Muny’s defenders have balked at these proposals. “The clubhouse actually remained the last bastion of Jim Crow on the property for some time after the course became accessible to all,” Ken Tiemann, a spokesman for Save Muny, told me. “To solely preserve that Jim Crow structure while still claiming to respect the significant history that occurred on the course would be disingenuous. Gettysburg would be less of an experience if it only included a structure too. The teachable experience at Lions would be severely diminished without the historic landscape,” Tiemann explained.
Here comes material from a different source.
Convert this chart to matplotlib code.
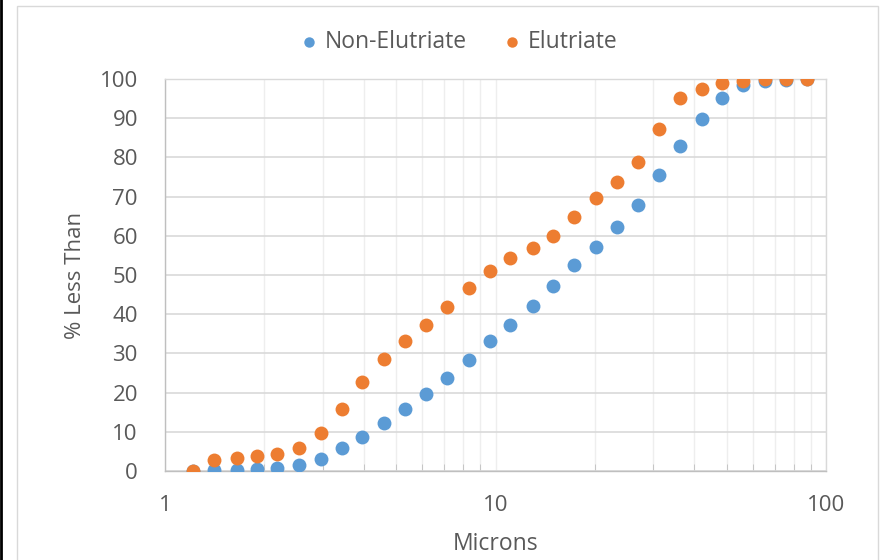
import matplotlib.pyplot as plt
from matplotlib.lines import Line2D
from matplotlib.patches import Rectangle
from matplotlib.ticker import FixedLocator, NullFormatter

plt.rcParams['font.family'] = ['Open Sans', 'DejaVu Sans']

microns = [1.213, 1.41, 1.648, 1.90, 2.18, 2.55, 2.96, 3.43, 3.95, 4.59,
           5.33, 6.16, 7.11, 8.32, 9.62, 11.1, 13.0, 14.9, 17.3, 20.1,
           23.3, 27.0, 31.2, 36.2, 42.2, 48.5, 56.1, 65.3, 75.5, 87.6]
non_elutriate = [0, 0.3, 0.3, 0.5, 0.8, 1.5, 3.1, 5.9, 8.8, 12.2,
                 15.7, 19.6, 23.8, 28.3, 33.2, 37.3, 42.2, 47.2, 52.5, 57.2,
                 62.2, 67.8, 75.4, 82.9, 89.8, 95.2, 98.5, 99.6, 99.7, 100]
elutriate = [0, 2.7, 3.2, 3.8, 4.4, 5.8, 9.6, 15.9, 22.8, 28.6,
             33.2, 37.3, 41.9, 46.6, 51.1, 54.3, 57.0, 60.0, 64.9, 69.7,
             73.8, 78.9, 87.3, 95.2, 97.4, 98.9, 99.6, 99.9, 100, 100]

blue = '#5B9BD5'
orange = '#ED7D31'
txt = '#595959'

fig = plt.figure(figsize=(8.88, 5.6), dpi=100)
# chart frame + left black edge
fig.patches.append(Rectangle((17/888, -0.05), 861/888, 1.05 - 6/560,
                             transform=fig.transFigure, fill=False,
                             edgecolor='#D9D9D9', linewidth=1))
fig.lines.append(Line2D([0.001, 0.001], [0, 1], transform=fig.transFigure,
                        color='black', linewidth=2))

ax = fig.add_axes([165/888, 89/560, 661/888, 392/560])
ax.scatter(microns, non_elutriate, s=100, color=blue, linewidths=0,
           label='Non-Elutriate', zorder=3)
ax.scatter(microns, elutriate, s=100, color=orange, linewidths=0,
           label='Elutriate', zorder=4)

ax.set_xscale('log')
ax.set_xlim(1, 100)
ax.set_ylim(0, 100)
ax.set_yticks(range(0, 101, 10))
ax.xaxis.set_major_locator(FixedLocator([1, 10, 100]))
ax.set_xticklabels(['1', '10', '100'])
minors = [m * d for d in (1, 10) for m in range(2, 10)]
ax.xaxis.set_minor_locator(FixedLocator(minors))
ax.xaxis.set_minor_formatter(NullFormatter())

ax.grid(axis='y', which='major', color='#D9D9D9', linewidth=1.2)
ax.grid(axis='x', which='both', color='#EEEEEE', linewidth=1)
ax.set_axisbelow(True)
for s in ax.spines.values():
    s.set_color('#D9D9D9')
    s.set_linewidth(1)
ax.spines['left'].set_color('#BFBFBF')
ax.spines['bottom'].set_color('#BFBFBF')

ax.tick_params(axis='y', length=0, pad=19.5, labelsize=16, labelcolor=txt)
ax.tick_params(axis='x', which='major', length=0, pad=17, labelsize=16,
               labelcolor=txt)
ax.tick_params(axis='x', which='minor', direction='in', length=5,
               color='#BFBFBF')

ax.set_xlabel('Microns', fontsize=16.5, color=txt, labelpad=12)
ax.set_ylabel('% Less Than', fontsize=16, color=txt, labelpad=10)

fig.legend(loc='center', bbox_to_anchor=(459/888, 1 - 42/560), ncol=2,
           frameon=False, fontsize=16.5, labelcolor=txt, handlelength=0.7,
           handletextpad=0.35, columnspacing=1.6, markerscale=0.75)

fig.savefig('out.png', dpi=100)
Arnold agrees. “If we lost that space, we’d also lose the ability to remember it,” she told me a bit wistfully.
After four decades of fighting development there, Arnold is sanguine, though in a careful, measured sort of way, that Muny’s history will be what finally keeps the bulldozers and backhoes at bay. “Hopefully this time Muny will forever remain a municipal golf course,” she says. “No matter what happens, though, we’ll keep trying to save this place. Losing spaces like that affects the psyche of a community.”